Fast forward to 2022, the Bank of England’s (BoE’s) Post-Trade Task Force recently published its report, ‘Charting the Future of Post-Trade’, proposing clear recommendations on how to boost the use of LEIs across financial markets to create the transparency and risk mitigation that the G20 originally envisaged with the creation of the global LEI.

First, the BoE report encourages the use of LEIs earlier in the trade lifecycle, such as at the point of execution, which would entail the entity placing its LEI on the transaction with either the broker or trading venue. Thereafter, the order would also include the LEI of the executing broker.

This would help to ensure that both parties are clear, not only at the outset, but throughout the lifecycle of the trade on the identity of the legal entity they traded with. This level of transparency and accuracy can help mitigate operational errors and prevent any downstream issues as the transaction passes through post-trade pre-settlement processes. The report recommended that for this approach to be effective, it would need to be adopted widely among relevant market participants.

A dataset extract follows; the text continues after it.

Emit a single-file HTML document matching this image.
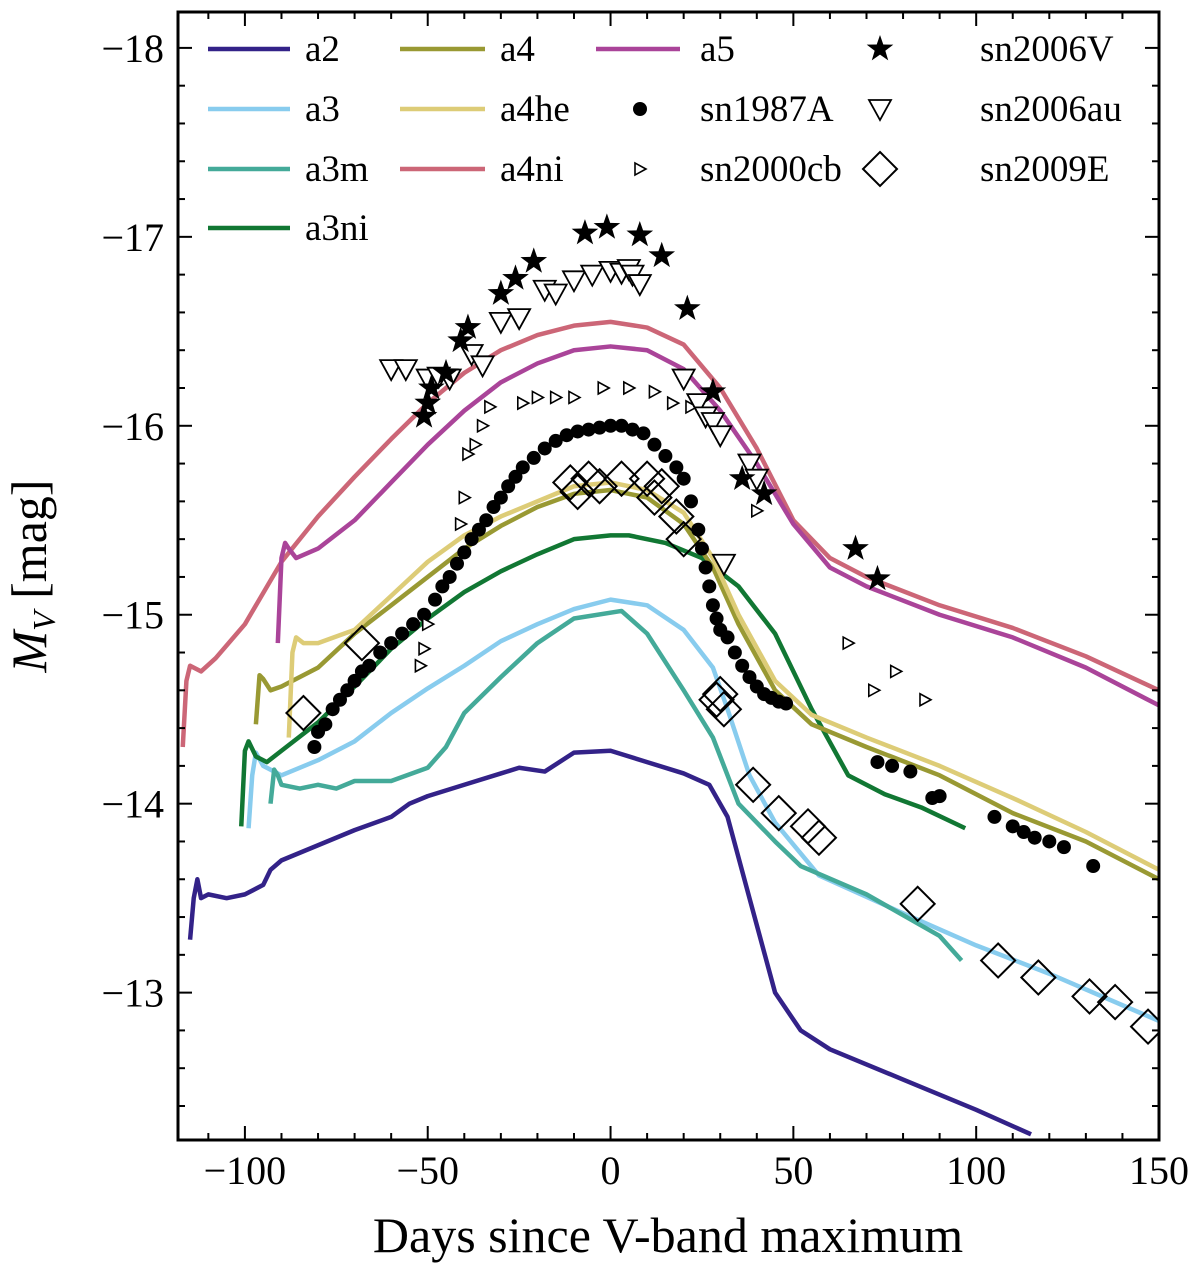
<!DOCTYPE html>
<html><head><meta charset="utf-8">
<style>
html,body{margin:0;padding:0;background:#fff;}
svg text{font-family:"Liberation Serif","DejaVu Serif",serif;fill:#000;}
</style></head>
<body>
<svg id="chart" width="1200" height="1275" viewBox="0 0 1200 1275" xmlns="http://www.w3.org/2000/svg">
<g id="marks"></g>
<g id="axes"></g>
<g id="legend"></g>
</svg>
<script>
// ---- data ----
const xTicks = [-100, -50, 0, 50, 100, 150];
const xTickLabels = ["\u2212100", "\u221250", "0", "50", "100", "150"];
const yTicks = [-18, -17, -16, -15, -14, -13];
const yTickLabels = ["\u221218", "\u221217", "\u221216", "\u221215", "\u221214", "\u221213"];

const a2Days = [-115,-114,-113,-112,-110,-105,-100,-95,-93,-90,-80,-70,-60,-55,-50,-40,-30,-25,-18,-10,0,10,20,27,32,38,45,52,60,80,100,115];
const a2Mag = [-13.28,-13.5,-13.6,-13.5,-13.52,-13.5,-13.52,-13.57,-13.65,-13.7,-13.78,-13.86,-13.93,-14.0,-14.04,-14.1,-14.16,-14.19,-14.17,-14.27,-14.28,-14.22,-14.16,-14.1,-13.93,-13.5,-13.0,-12.8,-12.7,-12.54,-12.38,-12.25];
const a3Days = [-99,-98,-97,-95,-90,-80,-70,-60,-50,-40,-30,-20,-10,0,10,20,28,32,38,45,57,80,100,120,150];
const a3Mag = [-13.87,-14.15,-14.27,-14.2,-14.15,-14.23,-14.33,-14.48,-14.61,-14.73,-14.86,-14.95,-15.03,-15.08,-15.05,-14.92,-14.72,-14.5,-14.15,-13.9,-13.62,-13.42,-13.25,-13.1,-12.85];
const a3mDays = [-93,-92,-91,-90,-85,-80,-75,-70,-65,-60,-50,-45,-40,-30,-20,-10,3,10,20,28,35,45,52,70,90,96];
const a3mMag = [-14.0,-14.18,-14.15,-14.1,-14.08,-14.1,-14.08,-14.12,-14.12,-14.12,-14.19,-14.3,-14.48,-14.67,-14.85,-14.98,-15.02,-14.9,-14.6,-14.35,-14.0,-13.8,-13.67,-13.52,-13.3,-13.17];
const a3niDays = [-101,-100,-99,-97,-94,-90,-80,-70,-60,-50,-40,-30,-20,-10,0,5,15,25,35,45,55,65,75,85,97];
const a3niMag = [-13.88,-14.28,-14.33,-14.25,-14.22,-14.28,-14.43,-14.62,-14.82,-14.98,-15.12,-15.23,-15.32,-15.4,-15.42,-15.42,-15.38,-15.3,-15.15,-14.9,-14.5,-14.15,-14.05,-13.98,-13.87];
const a4Days = [-97,-96,-95,-93,-90,-80,-70,-60,-50,-40,-30,-20,-10,0,10,20,28,35,45,55,70,90,110,130,150];
const a4Mag = [-14.42,-14.68,-14.66,-14.6,-14.62,-14.72,-14.9,-15.05,-15.2,-15.35,-15.47,-15.57,-15.64,-15.66,-15.62,-15.48,-15.25,-14.95,-14.6,-14.42,-14.3,-14.15,-13.95,-13.8,-13.6];
const a4heDays = [-88,-87,-86,-84,-80,-70,-60,-50,-40,-30,-20,-10,0,10,20,28,35,45,55,70,90,110,130,150];
const a4heMag = [-14.35,-14.8,-14.88,-14.85,-14.85,-14.92,-15.1,-15.28,-15.42,-15.52,-15.6,-15.68,-15.7,-15.66,-15.54,-15.3,-15.0,-14.65,-14.47,-14.35,-14.2,-14.03,-13.85,-13.65];
const a4niDays = [-117,-116,-115,-112,-108,-100,-90,-80,-70,-60,-50,-40,-30,-20,-10,0,10,20,30,40,50,60,70,90,110,130,150];
const a4niMag = [-14.3,-14.65,-14.73,-14.7,-14.77,-14.95,-15.28,-15.52,-15.73,-15.93,-16.12,-16.28,-16.4,-16.48,-16.53,-16.55,-16.52,-16.43,-16.2,-15.88,-15.5,-15.3,-15.2,-15.05,-14.93,-14.78,-14.6];
const a5Days = [-91,-90,-89,-88,-86,-80,-70,-60,-50,-40,-30,-20,-10,0,10,20,30,40,50,60,70,90,110,130,150];
const a5Mag = [-14.85,-15.3,-15.38,-15.35,-15.3,-15.35,-15.5,-15.7,-15.9,-16.08,-16.23,-16.33,-16.4,-16.42,-16.4,-16.3,-16.08,-15.8,-15.48,-15.25,-15.15,-15.0,-14.88,-14.72,-14.52];

const sn2006VDays = [-51,-50,-49,-45,-41,-39,-30,-26,-21,-7,-1,8,14,21,28,36,42,67,73];
const sn2006VMag = [-16.05,-16.12,-16.2,-16.28,-16.45,-16.52,-16.7,-16.78,-16.87,-17.02,-17.05,-17.01,-16.9,-16.62,-16.18,-15.72,-15.64,-15.35,-15.19];
const sn2006auDays = [-60,-56,-50,-47,-44,-38,-35,-30,-25,-18,-15,-10,-5,0,3,5,6,8,20,24,26,28,30,38,40,31];
const sn2006auMag = [-16.3,-16.3,-16.25,-16.26,-16.25,-16.38,-16.32,-16.55,-16.57,-16.72,-16.7,-16.77,-16.8,-16.82,-16.81,-16.83,-16.8,-16.75,-16.25,-16.12,-16.05,-16.02,-15.95,-15.8,-15.72,-15.27];
const sn2000cbDays = [-40,-41,-39,-37,-35,-33,-24,-20,-15,-10,-2,5,12,17,22,-52,-51,-50,40,65,72,78,86];
const sn2000cbMag = [-15.62,-15.48,-15.85,-15.9,-16.0,-16.1,-16.12,-16.15,-16.15,-16.15,-16.2,-16.2,-16.18,-16.12,-16.1,-14.73,-14.82,-14.95,-15.55,-14.85,-14.6,-14.7,-14.55];
const sn1987ADays = [-81,-80,-78,-76,-74,-72,-70,-68,-66,-63,-60,-57,-54,-51,-48,-46,-44,-42,-40,-38,-36,-34,-32,-30,-28,-26,-24,-21,-18,-15,-12,-9,-6,-3,0,3,6,9,12,15,18,20,22,24,25,26,27,28,29,30,32,34,36,38,40,42,44,46,48,73,77,82,88,90,105,110,113,116,120,124,132];
const sn1987AMag = [-14.3,-14.38,-14.42,-14.5,-14.55,-14.6,-14.65,-14.7,-14.73,-14.8,-14.85,-14.9,-14.95,-15.0,-15.08,-15.15,-15.2,-15.27,-15.33,-15.4,-15.45,-15.5,-15.57,-15.62,-15.68,-15.73,-15.78,-15.83,-15.88,-15.92,-15.95,-15.97,-15.98,-15.99,-16.0,-16.0,-15.98,-15.96,-15.9,-15.84,-15.78,-15.72,-15.6,-15.45,-15.35,-15.25,-15.15,-15.05,-14.98,-14.92,-14.88,-14.8,-14.73,-14.67,-14.62,-14.58,-14.56,-14.54,-14.53,-14.22,-14.2,-14.17,-14.03,-14.04,-13.93,-13.88,-13.85,-13.82,-13.8,-13.77,-13.67];
const sn2009EDays = [-84,-68,-11,-9,-6,-3,3,10,12,14,18,20,29,30,31,39,46,54,57,84,106,117,131,138,147];
const sn2009EMag = [-14.48,-14.85,-15.7,-15.65,-15.72,-15.68,-15.72,-15.72,-15.62,-15.68,-15.52,-15.4,-14.55,-14.58,-14.5,-14.1,-13.95,-13.88,-13.82,-13.47,-13.17,-13.08,-12.98,-12.95,-12.82];

// ---- axes ----
const L=178,R=1159,T=12,B=1140;
const xMin=-118.3,xMax=150,yTop=-18.19,yBot=-12.22;
const sx=d=>L+(d-xMin)/(xMax-xMin)*(R-L);
const sy=m=>T+(m-yTop)/(yBot-yTop)*(B-T);
const NS="http://www.w3.org/2000/svg";
function mk(tag,attrs,parent){const e=document.createElementNS(NS,tag);for(const k in attrs)e.setAttribute(k,attrs[k]);parent.appendChild(e);return e;}
const marks=document.getElementById('marks'),axes=document.getElementById('axes'),legend=document.getElementById('legend');

const lines=[
 ['a2',a2Days,a2Mag,'#332288'],['a3',a3Days,a3Mag,'#88CCEE'],['a3m',a3mDays,a3mMag,'#44AA99'],['a3ni',a3niDays,a3niMag,'#117733'],
 ['a4',a4Days,a4Mag,'#999933'],['a4he',a4heDays,a4heMag,'#DDCC77'],['a4ni',a4niDays,a4niMag,'#CC6677'],['a5',a5Days,a5Mag,'#AA4499']];
const clip=mk('clipPath',{id:'pc'},marks);mk('rect',{x:L,y:T,width:R-L,height:B-T},clip);
const lg=mk('g',{'clip-path':'url(#pc)'},marks);
lines.forEach(([n,d,m,c])=>{
  const p=mk('polyline',{points:d.map((v,i)=>sx(v)+','+sy(m[i])).join(' '),fill:'none',stroke:c,'stroke-width':4.5,'stroke-linejoin':'round'},lg);
  
  
});
function star(x,y,r){let s='';for(let i=0;i<10;i++){const a=-Math.PI/2+i*Math.PI/5,rr=i%2?r*0.4:r;s+=(x+rr*Math.cos(a))+','+(y+rr*Math.sin(a))+' ';}return s;}
function drawMarker(kind,x,y,parent,name){
  let e;
  if(kind==='star')e=mk('polygon',{points:star(x,y,14),fill:'#000'},parent);
  else if(kind==='dot')e=mk('circle',{cx:x,cy:y,r:7,fill:'#000'},parent);
  else if(kind==='tdown')e=mk('polygon',{points:`${x-11},${y-9} ${x+11},${y-9} ${x},${y+11}`,fill:'#fff',stroke:'#000','stroke-width':1.8},parent);
  else if(kind==='tright')e=mk('polygon',{points:`${x-5},${y-6} ${x-5},${y+6} ${x+6},${y}`,fill:'#fff',stroke:'#000','stroke-width':1.6},parent);
  else e=mk('polygon',{points:`${x},${y-17} ${x+17},${y} ${x},${y+17} ${x-17},${y}`,fill:'none',stroke:'#000','stroke-width':2},parent);
  
  
}
const scat=[['sn1987A',sn1987ADays,sn1987AMag,'dot'],['sn2000cb',sn2000cbDays,sn2000cbMag,'tright'],['sn2006au',sn2006auDays,sn2006auMag,'tdown'],['sn2009E',sn2009EDays,sn2009EMag,'diamond'],['sn2006V',sn2006VDays,sn2006VMag,'star']];
scat.forEach(([n,d,m,k])=>d.forEach((v,i)=>drawMarker(k,sx(v),sy(m[i]),lg,'point-'+n)));

// frame and ticks
mk('rect',{x:L,y:T,width:R-L,height:B-T,fill:'none',stroke:'#000','stroke-width':3},axes);
for(let d=-110;d<=150;d+=10){const x=sx(d),maj=d%50===0,len=maj?14:7;
  mk('line',{x1:x,y1:B,x2:x,y2:B-len,stroke:'#000','stroke-width':2},axes);
  mk('line',{x1:x,y1:T,x2:x,y2:T+len,stroke:'#000','stroke-width':2},axes);}
for(let k=0;k<=30;k++){const m=-18.2+k*0.2;if(m>yBot+1e-6||m<yTop-1e-6)continue;const y=sy(m);const maj=Math.abs(m-Math.round(m))<1e-6,len=maj?14:7;
  mk('line',{x1:L,y1:y,x2:L+len,y2:y,stroke:'#000','stroke-width':2},axes);
  mk('line',{x1:R,y1:y,x2:R-len,y2:y,stroke:'#000','stroke-width':2},axes);}
xTicks.forEach((d,i)=>{const t=mk('text',{x:sx(d),y:1184,'text-anchor':'middle','font-size':40},axes);t.textContent=xTickLabels[i];
  
  });
yTicks.forEach((m,i)=>{const t=mk('text',{x:164,y:sy(m)+14,'text-anchor':'end','font-size':40},axes);t.textContent=yTickLabels[i];
  
  });
const xt=mk('text',{x:668,y:1252,'text-anchor':'middle','font-size':50},axes);xt.textContent='Days since V-band maximum';


const yt=mk('text',{transform:'translate(46,576) rotate(-90)','text-anchor':'middle','font-size':50},axes);
yt.innerHTML='<tspan font-style="italic">M</tspan><tspan font-style="italic" font-size="32" dy="9">V</tspan><tspan dy="-9"> [mag]</tspan>';



// legend
const rows=[60,120,180,239];
const lgItems=[
 ['a2',0,0,'line','#332288'],['a3',0,1,'line','#88CCEE'],['a3m',0,2,'line','#44AA99'],['a3ni',0,3,'line','#117733'],
 ['a4',1,0,'line','#999933'],['a4he',1,1,'line','#DDCC77'],['a4ni',1,2,'line','#CC6677'],
 ['a5',2,0,'line','#AA4499'],['sn1987A',2,1,'dot'],['sn2000cb',2,2,'tright'],
 ['sn2006V',3,0,'star'],['sn2006au',3,1,'tdown'],['sn2009E',3,2,'diamond']];
const colX=[[208,290,305],[400,485,500],[596,680,700],[840,920,980]];
lgItems.forEach(([n,c,r,k,col])=>{const y=rows[r],[x1,x2,tx]=colX[c];
  const g=mk('g',{},legend);
  
  
  if(k==='line')mk('line',{x1:x1,y1:y-11,x2:x2,y2:y-11,stroke:col,'stroke-width':4.5},g);
  else drawMarker(k,(c===3?880:640),y-11,g,'legend-marker-'+n);
  const t=mk('text',{x:tx,y:y+1,'font-size':37},g);t.textContent=n;});
</script>
</body></html>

Second, the BoE report highlighted that to incentivise the use of LEIs, metrics should be published identifying which market participants are not using LEIs earlier on in the trade lifecycle. It also advocated that market leaders highlight that the use of LEIs earlier in the trade lifecycle is a best practice approach to encourage adoption industry wide.

At DTCC, we support these recommendations and believe that there should be broader adoption of LEIs across all asset classes and, more importantly, from the point of trade execution.

Today’s challenge is not just about broadening the use of LEIs as entity reference information, it is also about harmonising its use across different asset classes, across different regulatory regimes, and across different functions as was originally envisioned by the FSB.

Finally, there are wider benefits to LEIs, such as increasing operational efficiency touched on earlier. An analysis by the Global LEI Foundation (GLEIF) and McKinsey & Co determined that broker dealers that implement LEIs may achieve cost savings of at least 10% of total operating costs for trade processing, as well as client onboarding. These costs savings are achieved by a reduction in resources spent solving problems associated with counterparty identification and, as the BOE report points out, costs associated with misallocation post trade.

LEIs were established to mitigate counterparty risk and increase transparency between entities in financial transactions. However, LEIs can only fully serve their purpose if they are widely adopted. We hope the recommendations on LEIs from the BOE’s Post Trade Task Force will spur market participants that have not yet adopted LEIs at all, or earlier enough in the trade lifecycle, to do so as soon as possible. Doing so can protect individual firms, as well as mitigate counterparty risk, thereby enhancing transaction safety and protecting financial markets.